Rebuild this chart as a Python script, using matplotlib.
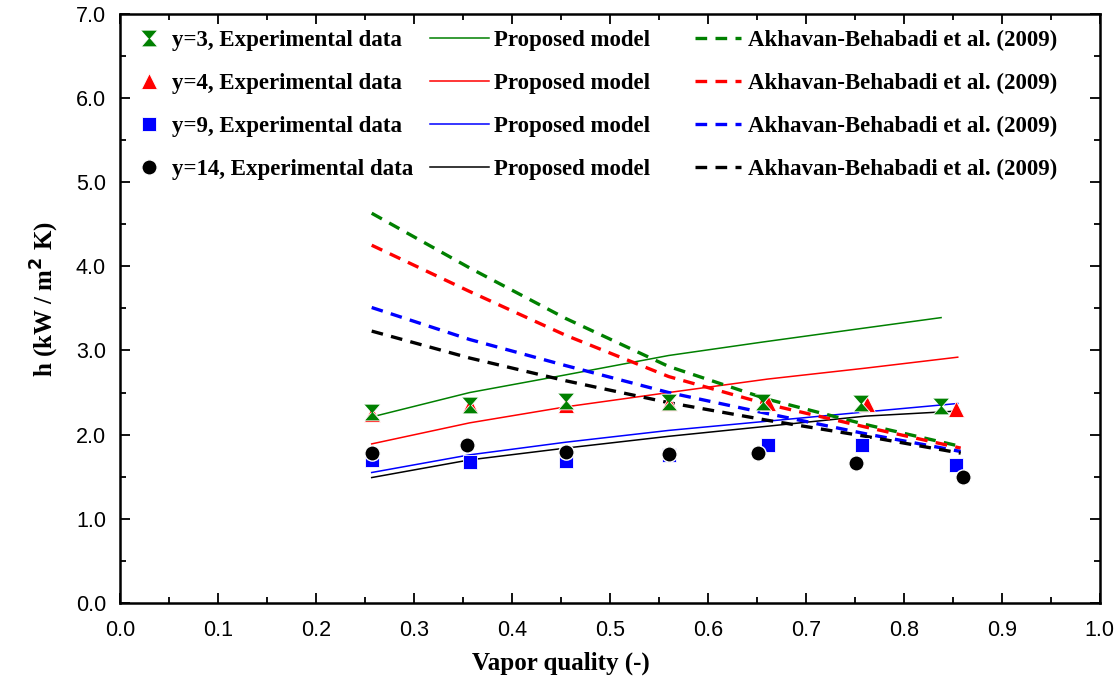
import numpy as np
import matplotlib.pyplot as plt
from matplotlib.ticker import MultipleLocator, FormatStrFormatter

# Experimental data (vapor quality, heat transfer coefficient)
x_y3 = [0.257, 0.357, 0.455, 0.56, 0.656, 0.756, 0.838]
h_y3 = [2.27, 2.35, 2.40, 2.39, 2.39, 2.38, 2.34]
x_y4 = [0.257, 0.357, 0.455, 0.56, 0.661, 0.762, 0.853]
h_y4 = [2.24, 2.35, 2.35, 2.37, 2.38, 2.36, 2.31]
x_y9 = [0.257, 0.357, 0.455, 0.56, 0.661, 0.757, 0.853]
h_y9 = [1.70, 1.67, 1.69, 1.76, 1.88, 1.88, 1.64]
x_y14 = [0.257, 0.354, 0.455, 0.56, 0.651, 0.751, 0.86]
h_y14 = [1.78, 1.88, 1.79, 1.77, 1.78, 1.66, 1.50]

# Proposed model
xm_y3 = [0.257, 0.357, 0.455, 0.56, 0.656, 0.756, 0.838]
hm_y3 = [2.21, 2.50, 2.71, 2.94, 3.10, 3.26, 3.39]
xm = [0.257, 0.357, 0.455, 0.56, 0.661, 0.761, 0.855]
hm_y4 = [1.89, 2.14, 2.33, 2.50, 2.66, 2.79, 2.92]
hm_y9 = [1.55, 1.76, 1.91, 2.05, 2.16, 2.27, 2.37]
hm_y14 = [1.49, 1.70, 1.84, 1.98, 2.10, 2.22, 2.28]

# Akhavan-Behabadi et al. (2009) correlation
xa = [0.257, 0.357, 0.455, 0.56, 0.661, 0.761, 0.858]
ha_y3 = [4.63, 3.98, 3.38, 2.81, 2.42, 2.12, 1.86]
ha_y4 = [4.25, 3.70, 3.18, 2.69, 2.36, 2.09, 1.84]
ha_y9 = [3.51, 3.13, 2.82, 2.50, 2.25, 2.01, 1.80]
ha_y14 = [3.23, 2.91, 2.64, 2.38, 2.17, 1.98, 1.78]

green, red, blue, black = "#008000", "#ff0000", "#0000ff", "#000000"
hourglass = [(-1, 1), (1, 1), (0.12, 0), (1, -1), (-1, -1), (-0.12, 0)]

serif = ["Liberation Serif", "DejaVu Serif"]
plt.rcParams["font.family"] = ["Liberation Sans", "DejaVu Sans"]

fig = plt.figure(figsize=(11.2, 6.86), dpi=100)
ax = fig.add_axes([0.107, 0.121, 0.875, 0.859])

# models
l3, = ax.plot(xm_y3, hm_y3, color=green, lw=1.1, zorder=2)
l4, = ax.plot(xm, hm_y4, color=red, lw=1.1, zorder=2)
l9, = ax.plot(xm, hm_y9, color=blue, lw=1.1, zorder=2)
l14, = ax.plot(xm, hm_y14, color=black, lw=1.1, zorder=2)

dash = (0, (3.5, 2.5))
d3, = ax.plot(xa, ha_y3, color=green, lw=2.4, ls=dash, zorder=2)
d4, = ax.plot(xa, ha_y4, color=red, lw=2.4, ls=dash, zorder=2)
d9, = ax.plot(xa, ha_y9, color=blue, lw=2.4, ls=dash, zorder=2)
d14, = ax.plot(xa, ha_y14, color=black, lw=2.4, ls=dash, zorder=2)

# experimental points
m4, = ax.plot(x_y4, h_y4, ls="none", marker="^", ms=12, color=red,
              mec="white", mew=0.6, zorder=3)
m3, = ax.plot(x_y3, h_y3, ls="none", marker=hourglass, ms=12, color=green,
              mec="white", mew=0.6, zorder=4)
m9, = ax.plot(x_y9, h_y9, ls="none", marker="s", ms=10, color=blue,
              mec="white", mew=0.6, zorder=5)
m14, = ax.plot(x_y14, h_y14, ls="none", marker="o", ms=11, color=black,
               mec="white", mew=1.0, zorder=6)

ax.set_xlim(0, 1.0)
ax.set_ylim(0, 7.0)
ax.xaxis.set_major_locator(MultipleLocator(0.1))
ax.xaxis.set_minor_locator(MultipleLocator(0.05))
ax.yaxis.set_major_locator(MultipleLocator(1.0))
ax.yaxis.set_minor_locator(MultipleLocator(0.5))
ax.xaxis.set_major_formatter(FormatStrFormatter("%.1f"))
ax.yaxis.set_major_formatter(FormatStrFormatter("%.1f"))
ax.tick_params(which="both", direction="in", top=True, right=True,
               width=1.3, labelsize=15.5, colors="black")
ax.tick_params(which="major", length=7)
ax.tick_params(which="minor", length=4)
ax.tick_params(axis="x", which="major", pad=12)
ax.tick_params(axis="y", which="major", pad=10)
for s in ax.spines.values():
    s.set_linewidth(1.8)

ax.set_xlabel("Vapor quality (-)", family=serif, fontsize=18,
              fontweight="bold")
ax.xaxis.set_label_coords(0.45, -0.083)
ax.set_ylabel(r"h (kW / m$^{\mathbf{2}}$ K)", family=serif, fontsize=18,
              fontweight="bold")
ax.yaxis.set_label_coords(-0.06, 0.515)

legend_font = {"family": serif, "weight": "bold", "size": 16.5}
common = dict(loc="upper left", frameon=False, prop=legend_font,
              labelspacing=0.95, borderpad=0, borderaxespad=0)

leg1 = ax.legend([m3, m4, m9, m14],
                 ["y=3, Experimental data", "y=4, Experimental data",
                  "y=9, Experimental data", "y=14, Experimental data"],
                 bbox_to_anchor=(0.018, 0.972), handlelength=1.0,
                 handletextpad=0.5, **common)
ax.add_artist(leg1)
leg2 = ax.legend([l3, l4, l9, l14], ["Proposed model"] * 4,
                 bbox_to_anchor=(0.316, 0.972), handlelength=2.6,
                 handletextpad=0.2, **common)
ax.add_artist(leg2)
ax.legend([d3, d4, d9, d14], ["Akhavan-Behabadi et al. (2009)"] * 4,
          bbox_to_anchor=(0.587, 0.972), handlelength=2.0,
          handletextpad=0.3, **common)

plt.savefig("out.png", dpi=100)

- What you need to do: Repeat the listing in full and exactly. Do not include any images.

- Result:
Rebuild this chart as a Python script, using matplotlib.
import numpy as np
import matplotlib.pyplot as plt
from matplotlib.ticker import MultipleLocator, FormatStrFormatter

# Experimental data (vapor quality, heat transfer coefficient)
x_y3 = [0.257, 0.357, 0.455, 0.56, 0.656, 0.756, 0.838]
h_y3 = [2.27, 2.35, 2.40, 2.39, 2.39, 2.38, 2.34]
x_y4 = [0.257, 0.357, 0.455, 0.56, 0.661, 0.762, 0.853]
h_y4 = [2.24, 2.35, 2.35, 2.37, 2.38, 2.36, 2.31]
x_y9 = [0.257, 0.357, 0.455, 0.56, 0.661, 0.757, 0.853]
h_y9 = [1.70, 1.67, 1.69, 1.76, 1.88, 1.88, 1.64]
x_y14 = [0.257, 0.354, 0.455, 0.56, 0.651, 0.751, 0.86]
h_y14 = [1.78, 1.88, 1.79, 1.77, 1.78, 1.66, 1.50]

# Proposed model
xm_y3 = [0.257, 0.357, 0.455, 0.56, 0.656, 0.756, 0.838]
hm_y3 = [2.21, 2.50, 2.71, 2.94, 3.10, 3.26, 3.39]
xm = [0.257, 0.357, 0.455, 0.56, 0.661, 0.761, 0.855]
hm_y4 = [1.89, 2.14, 2.33, 2.50, 2.66, 2.79, 2.92]
hm_y9 = [1.55, 1.76, 1.91, 2.05, 2.16, 2.27, 2.37]
hm_y14 = [1.49, 1.70, 1.84, 1.98, 2.10, 2.22, 2.28]

# Akhavan-Behabadi et al. (2009) correlation
xa = [0.257, 0.357, 0.455, 0.56, 0.661, 0.761, 0.858]
ha_y3 = [4.63, 3.98, 3.38, 2.81, 2.42, 2.12, 1.86]
ha_y4 = [4.25, 3.70, 3.18, 2.69, 2.36, 2.09, 1.84]
ha_y9 = [3.51, 3.13, 2.82, 2.50, 2.25, 2.01, 1.80]
ha_y14 = [3.23, 2.91, 2.64, 2.38, 2.17, 1.98, 1.78]

green, red, blue, black = "#008000", "#ff0000", "#0000ff", "#000000"
hourglass = [(-1, 1), (1, 1), (0.12, 0), (1, -1), (-1, -1), (-0.12, 0)]

serif = ["Liberation Serif", "DejaVu Serif"]
plt.rcParams["font.family"] = ["Liberation Sans", "DejaVu Sans"]

fig = plt.figure(figsize=(11.2, 6.86), dpi=100)
ax = fig.add_axes([0.107, 0.121, 0.875, 0.859])

# models
l3, = ax.plot(xm_y3, hm_y3, color=green, lw=1.1, zorder=2)
l4, = ax.plot(xm, hm_y4, color=red, lw=1.1, zorder=2)
l9, = ax.plot(xm, hm_y9, color=blue, lw=1.1, zorder=2)
l14, = ax.plot(xm, hm_y14, color=black, lw=1.1, zorder=2)

dash = (0, (3.5, 2.5))
d3, = ax.plot(xa, ha_y3, color=green, lw=2.4, ls=dash, zorder=2)
d4, = ax.plot(xa, ha_y4, color=red, lw=2.4, ls=dash, zorder=2)
d9, = ax.plot(xa, ha_y9, color=blue, lw=2.4, ls=dash, zorder=2)
d14, = ax.plot(xa, ha_y14, color=black, lw=2.4, ls=dash, zorder=2)

# experimental points
m4, = ax.plot(x_y4, h_y4, ls="none", marker="^", ms=12, color=red,
              mec="white", mew=0.6, zorder=3)
m3, = ax.plot(x_y3, h_y3, ls="none", marker=hourglass, ms=12, color=green,
              mec="white", mew=0.6, zorder=4)
m9, = ax.plot(x_y9, h_y9, ls="none", marker="s", ms=10, color=blue,
              mec="white", mew=0.6, zorder=5)
m14, = ax.plot(x_y14, h_y14, ls="none", marker="o", ms=11, color=black,
               mec="white", mew=1.0, zorder=6)

ax.set_xlim(0, 1.0)
ax.set_ylim(0, 7.0)
ax.xaxis.set_major_locator(MultipleLocator(0.1))
ax.xaxis.set_minor_locator(MultipleLocator(0.05))
ax.yaxis.set_major_locator(MultipleLocator(1.0))
ax.yaxis.set_minor_locator(MultipleLocator(0.5))
ax.xaxis.set_major_formatter(FormatStrFormatter("%.1f"))
ax.yaxis.set_major_formatter(FormatStrFormatter("%.1f"))
ax.tick_params(which="both", direction="in", top=True, right=True,
               width=1.3, labelsize=15.5, colors="black")
ax.tick_params(which="major", length=7)
ax.tick_params(which="minor", length=4)
ax.tick_params(axis="x", which="major", pad=12)
ax.tick_params(axis="y", which="major", pad=10)
for s in ax.spines.values():
    s.set_linewidth(1.8)

ax.set_xlabel("Vapor quality (-)", family=serif, fontsize=18,
              fontweight="bold")
ax.xaxis.set_label_coords(0.45, -0.083)
ax.set_ylabel(r"h (kW / m$^{\mathbf{2}}$ K)", family=serif, fontsize=18,
              fontweight="bold")
ax.yaxis.set_label_coords(-0.06, 0.515)

legend_font = {"family": serif, "weight": "bold", "size": 16.5}
common = dict(loc="upper left", frameon=False, prop=legend_font,
              labelspacing=0.95, borderpad=0, borderaxespad=0)

leg1 = ax.legend([m3, m4, m9, m14],
                 ["y=3, Experimental data", "y=4, Experimental data",
                  "y=9, Experimental data", "y=14, Experimental data"],
                 bbox_to_anchor=(0.018, 0.972), handlelength=1.0,
                 handletextpad=0.5, **common)
ax.add_artist(leg1)
leg2 = ax.legend([l3, l4, l9, l14], ["Proposed model"] * 4,
                 bbox_to_anchor=(0.316, 0.972), handlelength=2.6,
                 handletextpad=0.2, **common)
ax.add_artist(leg2)
ax.legend([d3, d4, d9, d14], ["Akhavan-Behabadi et al. (2009)"] * 4,
          bbox_to_anchor=(0.587, 0.972), handlelength=2.0,
          handletextpad=0.3, **common)

plt.savefig("out.png", dpi=100)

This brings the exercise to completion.